◆ Given exercise: Each line from the start of the data below through the one containing "from bokeh.resources import INLINE" must be reproduced exactly.

◆ Data lines:
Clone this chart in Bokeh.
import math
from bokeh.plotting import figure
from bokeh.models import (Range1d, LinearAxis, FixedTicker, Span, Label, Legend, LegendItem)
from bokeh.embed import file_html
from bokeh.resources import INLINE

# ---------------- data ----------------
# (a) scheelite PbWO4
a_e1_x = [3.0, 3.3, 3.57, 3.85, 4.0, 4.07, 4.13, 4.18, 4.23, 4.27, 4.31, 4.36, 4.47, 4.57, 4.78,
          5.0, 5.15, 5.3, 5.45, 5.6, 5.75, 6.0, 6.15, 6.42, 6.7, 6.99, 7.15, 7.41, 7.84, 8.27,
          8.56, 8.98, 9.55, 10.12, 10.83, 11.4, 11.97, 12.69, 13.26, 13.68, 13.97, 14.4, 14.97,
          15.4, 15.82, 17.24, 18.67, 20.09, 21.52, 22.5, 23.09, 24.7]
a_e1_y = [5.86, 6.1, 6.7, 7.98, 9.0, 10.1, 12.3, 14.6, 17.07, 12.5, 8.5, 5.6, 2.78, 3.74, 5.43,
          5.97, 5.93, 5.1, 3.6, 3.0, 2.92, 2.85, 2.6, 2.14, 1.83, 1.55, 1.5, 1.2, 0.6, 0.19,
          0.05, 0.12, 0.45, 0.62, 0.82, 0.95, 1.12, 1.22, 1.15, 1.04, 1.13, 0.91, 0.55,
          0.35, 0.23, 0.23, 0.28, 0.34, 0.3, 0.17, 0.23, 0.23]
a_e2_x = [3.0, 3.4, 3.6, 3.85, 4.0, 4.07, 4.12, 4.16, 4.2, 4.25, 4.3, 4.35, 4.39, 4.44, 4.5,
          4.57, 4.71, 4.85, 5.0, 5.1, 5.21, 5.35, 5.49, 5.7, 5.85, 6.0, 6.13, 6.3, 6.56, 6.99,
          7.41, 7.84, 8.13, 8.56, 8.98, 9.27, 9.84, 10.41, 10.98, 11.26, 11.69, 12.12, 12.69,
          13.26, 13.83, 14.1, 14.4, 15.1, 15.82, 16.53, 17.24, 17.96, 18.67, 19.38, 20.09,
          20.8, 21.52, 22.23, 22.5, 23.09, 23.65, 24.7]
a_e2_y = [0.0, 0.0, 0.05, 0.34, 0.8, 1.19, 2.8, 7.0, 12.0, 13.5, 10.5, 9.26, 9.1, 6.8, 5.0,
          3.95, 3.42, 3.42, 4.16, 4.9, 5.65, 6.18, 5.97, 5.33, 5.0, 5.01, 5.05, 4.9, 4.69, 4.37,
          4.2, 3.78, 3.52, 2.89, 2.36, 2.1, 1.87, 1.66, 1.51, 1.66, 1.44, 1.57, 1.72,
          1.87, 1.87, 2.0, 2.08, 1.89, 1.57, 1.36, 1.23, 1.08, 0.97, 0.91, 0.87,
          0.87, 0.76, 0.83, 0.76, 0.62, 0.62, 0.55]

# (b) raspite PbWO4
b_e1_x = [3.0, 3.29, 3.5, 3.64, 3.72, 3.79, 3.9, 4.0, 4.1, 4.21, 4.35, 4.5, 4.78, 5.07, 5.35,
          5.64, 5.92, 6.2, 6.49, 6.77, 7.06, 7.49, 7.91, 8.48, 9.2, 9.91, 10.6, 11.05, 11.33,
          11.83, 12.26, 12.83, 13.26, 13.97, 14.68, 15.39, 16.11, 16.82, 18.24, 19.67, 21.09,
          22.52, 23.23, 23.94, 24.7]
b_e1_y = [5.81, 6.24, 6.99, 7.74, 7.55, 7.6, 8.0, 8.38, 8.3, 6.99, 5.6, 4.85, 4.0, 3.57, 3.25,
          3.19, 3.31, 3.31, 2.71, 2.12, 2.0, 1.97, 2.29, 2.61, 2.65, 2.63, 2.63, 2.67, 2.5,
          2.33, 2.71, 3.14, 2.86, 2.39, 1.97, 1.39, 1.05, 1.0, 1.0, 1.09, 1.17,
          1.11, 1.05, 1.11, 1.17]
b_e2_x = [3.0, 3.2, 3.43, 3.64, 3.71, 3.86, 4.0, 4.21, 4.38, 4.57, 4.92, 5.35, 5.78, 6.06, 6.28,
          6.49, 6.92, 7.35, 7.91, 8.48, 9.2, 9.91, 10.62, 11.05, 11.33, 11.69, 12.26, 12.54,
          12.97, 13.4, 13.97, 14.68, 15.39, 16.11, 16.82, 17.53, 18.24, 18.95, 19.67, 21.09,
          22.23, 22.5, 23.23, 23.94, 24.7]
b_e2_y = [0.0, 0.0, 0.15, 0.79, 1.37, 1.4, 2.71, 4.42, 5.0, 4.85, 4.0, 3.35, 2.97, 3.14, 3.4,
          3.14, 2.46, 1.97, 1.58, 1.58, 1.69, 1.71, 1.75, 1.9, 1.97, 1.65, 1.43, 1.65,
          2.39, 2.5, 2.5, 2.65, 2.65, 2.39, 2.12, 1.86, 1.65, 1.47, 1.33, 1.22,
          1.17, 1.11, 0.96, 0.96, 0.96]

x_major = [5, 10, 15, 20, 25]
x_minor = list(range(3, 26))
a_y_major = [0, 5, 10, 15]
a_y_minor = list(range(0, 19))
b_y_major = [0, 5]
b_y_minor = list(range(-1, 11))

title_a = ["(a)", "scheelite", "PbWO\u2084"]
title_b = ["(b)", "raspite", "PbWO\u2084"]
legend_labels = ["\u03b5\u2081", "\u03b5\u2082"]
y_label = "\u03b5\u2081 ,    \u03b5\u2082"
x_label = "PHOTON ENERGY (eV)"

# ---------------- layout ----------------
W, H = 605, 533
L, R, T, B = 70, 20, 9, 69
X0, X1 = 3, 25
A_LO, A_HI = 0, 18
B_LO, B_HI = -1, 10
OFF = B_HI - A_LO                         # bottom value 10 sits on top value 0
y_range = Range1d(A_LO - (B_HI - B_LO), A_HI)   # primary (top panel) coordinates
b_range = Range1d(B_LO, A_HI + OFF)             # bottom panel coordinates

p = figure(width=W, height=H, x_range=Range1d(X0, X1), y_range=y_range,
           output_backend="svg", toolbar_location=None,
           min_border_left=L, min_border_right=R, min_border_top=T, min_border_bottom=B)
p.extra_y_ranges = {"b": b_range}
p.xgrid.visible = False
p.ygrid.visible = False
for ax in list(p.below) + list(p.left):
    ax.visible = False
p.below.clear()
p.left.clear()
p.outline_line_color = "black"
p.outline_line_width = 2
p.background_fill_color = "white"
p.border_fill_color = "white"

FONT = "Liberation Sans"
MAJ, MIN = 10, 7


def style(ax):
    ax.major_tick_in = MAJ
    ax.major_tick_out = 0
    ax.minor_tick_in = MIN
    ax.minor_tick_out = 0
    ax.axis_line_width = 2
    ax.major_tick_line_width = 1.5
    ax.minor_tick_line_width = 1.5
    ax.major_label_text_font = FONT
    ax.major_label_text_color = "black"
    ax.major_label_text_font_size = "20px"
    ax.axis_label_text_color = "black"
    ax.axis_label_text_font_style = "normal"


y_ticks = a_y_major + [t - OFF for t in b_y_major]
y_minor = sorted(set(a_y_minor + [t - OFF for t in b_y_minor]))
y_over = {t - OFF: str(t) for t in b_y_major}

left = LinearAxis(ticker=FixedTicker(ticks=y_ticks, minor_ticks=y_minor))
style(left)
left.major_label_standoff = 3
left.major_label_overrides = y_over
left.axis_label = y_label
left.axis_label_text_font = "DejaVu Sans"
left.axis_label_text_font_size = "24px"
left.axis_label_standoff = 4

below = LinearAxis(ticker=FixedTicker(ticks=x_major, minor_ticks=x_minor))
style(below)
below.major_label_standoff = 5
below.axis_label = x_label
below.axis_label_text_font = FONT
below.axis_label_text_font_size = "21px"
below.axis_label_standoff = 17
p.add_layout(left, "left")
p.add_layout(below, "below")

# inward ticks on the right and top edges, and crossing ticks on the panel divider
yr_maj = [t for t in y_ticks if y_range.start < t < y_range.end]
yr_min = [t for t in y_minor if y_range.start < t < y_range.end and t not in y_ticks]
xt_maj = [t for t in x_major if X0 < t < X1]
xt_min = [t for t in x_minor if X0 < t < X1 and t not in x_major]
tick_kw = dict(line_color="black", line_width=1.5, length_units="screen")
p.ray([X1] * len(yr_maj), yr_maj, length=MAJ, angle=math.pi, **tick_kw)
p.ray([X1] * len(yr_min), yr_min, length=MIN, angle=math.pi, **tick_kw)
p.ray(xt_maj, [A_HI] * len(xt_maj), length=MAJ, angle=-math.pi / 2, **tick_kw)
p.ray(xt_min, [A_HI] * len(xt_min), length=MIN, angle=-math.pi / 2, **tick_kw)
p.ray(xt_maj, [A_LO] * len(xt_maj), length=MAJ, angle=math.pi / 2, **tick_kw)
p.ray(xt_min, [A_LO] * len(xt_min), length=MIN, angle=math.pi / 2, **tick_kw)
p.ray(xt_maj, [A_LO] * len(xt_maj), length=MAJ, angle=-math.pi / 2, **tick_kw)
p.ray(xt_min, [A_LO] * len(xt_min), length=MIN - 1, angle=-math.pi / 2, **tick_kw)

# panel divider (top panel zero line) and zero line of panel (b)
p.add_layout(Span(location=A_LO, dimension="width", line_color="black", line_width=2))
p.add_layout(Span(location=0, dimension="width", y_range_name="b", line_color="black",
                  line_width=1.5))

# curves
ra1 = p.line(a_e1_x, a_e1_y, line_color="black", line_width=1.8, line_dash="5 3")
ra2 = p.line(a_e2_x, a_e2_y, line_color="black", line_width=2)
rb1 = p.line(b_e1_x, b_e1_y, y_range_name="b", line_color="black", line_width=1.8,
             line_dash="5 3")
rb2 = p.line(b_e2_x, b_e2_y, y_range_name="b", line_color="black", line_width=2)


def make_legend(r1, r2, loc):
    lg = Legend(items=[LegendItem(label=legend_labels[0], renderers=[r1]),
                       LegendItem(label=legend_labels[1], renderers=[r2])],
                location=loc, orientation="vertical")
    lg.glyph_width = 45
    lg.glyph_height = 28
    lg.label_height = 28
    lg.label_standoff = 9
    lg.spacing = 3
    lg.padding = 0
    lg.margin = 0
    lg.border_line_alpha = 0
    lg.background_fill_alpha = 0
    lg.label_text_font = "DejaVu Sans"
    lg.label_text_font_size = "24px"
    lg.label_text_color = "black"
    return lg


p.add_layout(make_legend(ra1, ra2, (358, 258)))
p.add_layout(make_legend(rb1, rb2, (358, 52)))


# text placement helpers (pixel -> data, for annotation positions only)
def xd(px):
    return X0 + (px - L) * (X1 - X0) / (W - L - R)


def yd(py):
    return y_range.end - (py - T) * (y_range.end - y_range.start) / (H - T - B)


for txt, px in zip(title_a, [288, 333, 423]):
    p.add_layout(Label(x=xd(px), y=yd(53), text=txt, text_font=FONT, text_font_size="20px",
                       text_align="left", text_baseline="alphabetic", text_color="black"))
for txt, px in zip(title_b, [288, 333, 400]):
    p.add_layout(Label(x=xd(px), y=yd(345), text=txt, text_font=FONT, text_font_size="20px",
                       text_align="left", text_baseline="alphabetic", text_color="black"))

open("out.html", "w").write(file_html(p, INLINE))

◆ Response to this exercise:
Clone this chart in Bokeh.
import math
from bokeh.plotting import figure
from bokeh.models import (Range1d, LinearAxis, FixedTicker, Span, Label, Legend, LegendItem)
from bokeh.embed import file_html
from bokeh.resources import INLINE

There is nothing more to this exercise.